And if I rename an instance variable, Netbeans doesn't rename the getters and setters.
That comment thing is pretty bizarre - actually, I thought Netbeans didn't even support commenting lines of code.
You can click a little check box so you don't have to preview the refactoring changes, and the check sticks, but I agree that I was also confused the first several times when I told it to refactor something and nothing happened - only to finally realize the preview was in a completely different place than the original dialog.
I also can't figure out a way to get Netbeans to import entire packages when it adds import. I always want to import, for example, java.util.*, but I can only get Netbeans to automatically import the specific class, like java.util.ArrayList.
And when I'm developing with hibernate, I have to remember to do a "Clean and Build Main Project" or my updated mapping files won't get copied over.
And did you notice how when you type in something like the word "won't" in a comment, you get an extra apostrophe at the end? won't'
But...while I'm complaining about these things, there are reasons I use netbeans rather than eclipse. First of all, eclipse has terrible web project support. I wanted to use JSP2.0 stuff, and they *still* don't support it, even with the web tools plugin. Netbeans has pretty cool autocomplete stuff when editing xml files. And when I add a servlet, it just adds the servlet mapping the the web.xml file. Updates it if I rename the servlet, to. That's pretty cool. And when I update a servlet, it can fast reload the context in the web server. That's pretty awesome - it saves me a lot of time.

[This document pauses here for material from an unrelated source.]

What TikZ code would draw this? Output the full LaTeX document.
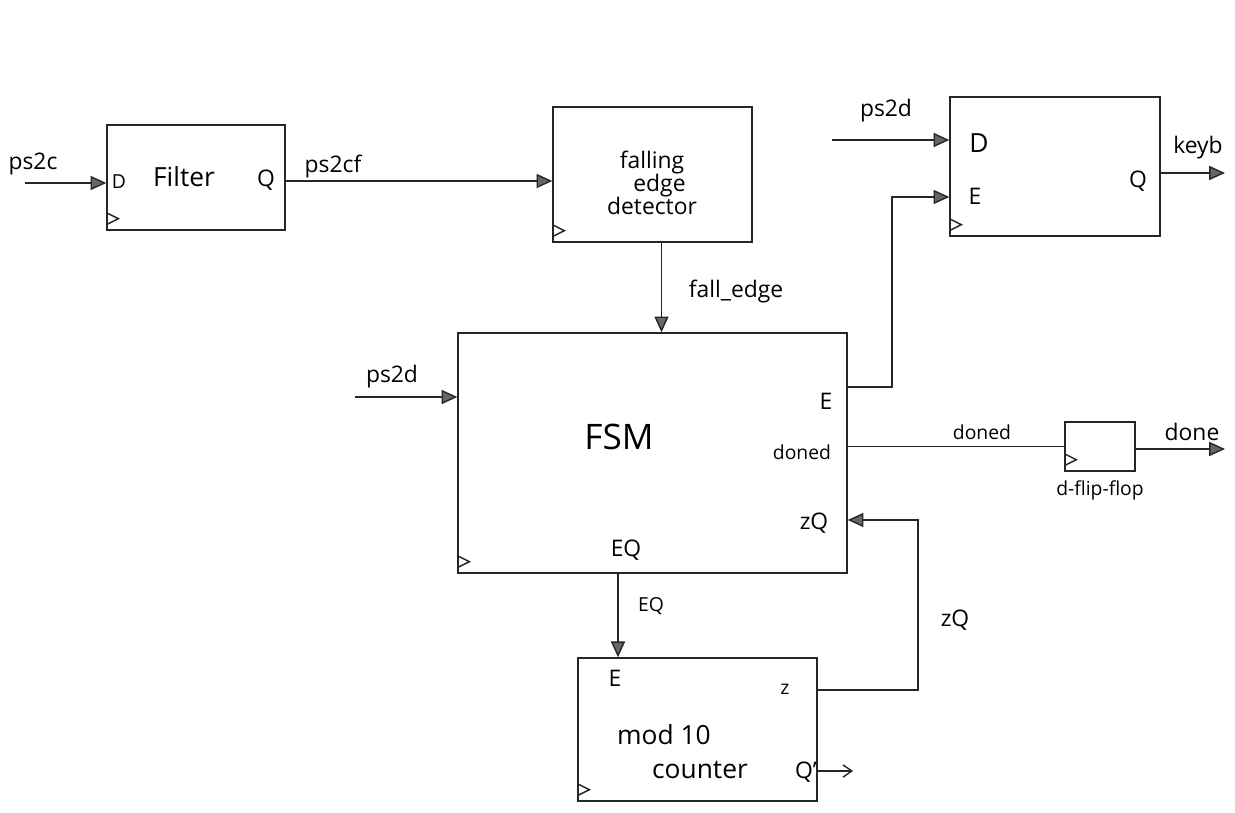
\documentclass[tikz,border=0pt]{standalone}
\usepackage{fontspec}
\setmainfont{Open Sans}
\usetikzlibrary{arrows.meta,calc}
\begin{document}
\begin{tikzpicture}[x=0.02cm,y=-0.02cm,
  blk/.style={draw=black!85, line width=0.8pt, inner sep=0pt},
  wire/.style={draw=black!85, line width=0.8pt},
  arr/.style={wire, -{Triangle[length=9pt,width=8pt,fill=black!60]}},
  oarr/.style={wire, -{Straight Barb[length=5pt,width=7pt]}},
  lbl/.style={font=\fontsize{13}{15}\selectfont, inner sep=0pt},
  sml/.style={font=\fontsize{11}{13}\selectfont, inner sep=0pt},
  big/.style={font=\fontsize{15}{17}\selectfont, inner sep=0pt}]
\useasboundingbox[fill=white] (0,0) rectangle (1235,813);
\newcommand\clk[1]{\draw[wire] ([yshift=0.12cm]#1.south west) -- ++(12,-6) -- ++(-12,-6);}
% boxes
\node[blk, minimum width=3.56cm, minimum height=2.1cm] (filter) at (196,177.5) {};
\node[blk, minimum width=3.98cm, minimum height=2.7cm] (fed) at (652.5,174.5) {};
\node[blk, minimum width=4.2cm, minimum height=2.78cm] (reg) at (1055,166.5) {};
\node[blk, minimum width=7.78cm, minimum height=4.8cm] (fsm) at (652.5,453) {};
\node[blk, minimum width=1.4cm, minimum height=0.98cm] (dff) at (1100,446.5) {};
\node[blk, minimum width=4.78cm, minimum height=2.86cm] (cnt) at (697.5,729.5) {};
\clk{filter}\clk{fed}\clk{reg}\clk{fsm}\clk{dff}\clk{cnt}
% free ends
\coordinate (ps2cin) at (25,183);
\coordinate (ps2din) at (355,397);
\coordinate (ps2din2) at (832,140);
\coordinate (keybout) at (1225,173);
\coordinate (doneout) at (1225,449);
\coordinate (qout) at (853,771);
\coordinate (eturn) at (892,197);
\coordinate (zturn) at (918,520);
% connectors
\draw[arr] (ps2cin) -- (filter.west |- ps2cin);
\draw[arr] (filter.east |- 0,181) -- (fed.west |- 0,181);
\draw[arr] ([xshift=0.18cm]fed.south) -- ([xshift=0.18cm]fsm.north);
\draw[arr] (ps2din) -- (fsm.west |- ps2din);
\draw[arr] (fsm.east |- 0,387) -| (eturn) -- (reg.west |- eturn);
\draw[arr] (ps2din2) -- (reg.west |- ps2din2);
\draw[arr] (reg.east |- keybout) -- (keybout);
\draw[wire] (fsm.east |- dff.west) -- (dff.west);
\draw[arr] (dff.east |- doneout) -- (doneout);
\draw[arr] (cnt.east |- 0,690) -| (zturn) -- (fsm.east |- zturn);
\draw[arr] (fsm.south -| 618,0) -- (cnt.north -| 618,0);
\draw[oarr] (cnt.east |- qout) -- (qout);
% texts
\node[lbl] at (33,164) {ps2c};
\node[sml] at (119,182) {D};
\node[big] at (184,177) {Filter};
\node[lbl] at (266,180) {Q};
\node[lbl] at (333,167) {ps2cf};
\node[lbl, align=center] at (652,183) {falling\\[-2pt]\hspace*{0.3cm}edge\\[-2pt]detector};
\node[lbl] at (736,292) {fall\_edge};
\node[lbl] at (886,111) {ps2d};
\node[big] at (979,143) {D};
\node[lbl] at (975,196) {E};
\node[lbl] at (1138,181) {Q};
\node[lbl] at (1198,148) {keyb};
\node[lbl] at (392,377) {ps2d};
\node[font=\fontsize{20}{22}\selectfont, inner sep=0pt] at (619,437) {FSM};
\node[lbl] at (826,401) {E};
\node[sml] at (802,452) {doned};
\node[lbl] at (814,523) {zQ};
\node[lbl] at (626,550) {EQ};
\node[sml] at (982,432) {doned};
\node[lbl] at (1192,432) {done};
\node[sml] at (1100,490) {d-flip-flop};
\node[sml] at (651,606) {EQ};
\node[lbl] at (955,620) {zQ};
\node[lbl] at (615,678) {E};
\node[sml] at (785,689) {z};
\node[big] at (664,735) {mod 10};
\node[big] at (700,770) {counter};
\node[lbl] at (806,772) {Q'};
\end{tikzpicture}
\end{document}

So it's pretty much that Netbeans has better web support, and eclipse has better editor support. (Although I haven't tried MyEclipse with eclipse.)
I should say that I'm extremly happy to see Sun develop Netbeans, as I think it's the only thing that's really pushing Eclipse to keep being developed. Look how long it's taken them to have any support for web applications...years and years and years, even though that's by far the most common use for java.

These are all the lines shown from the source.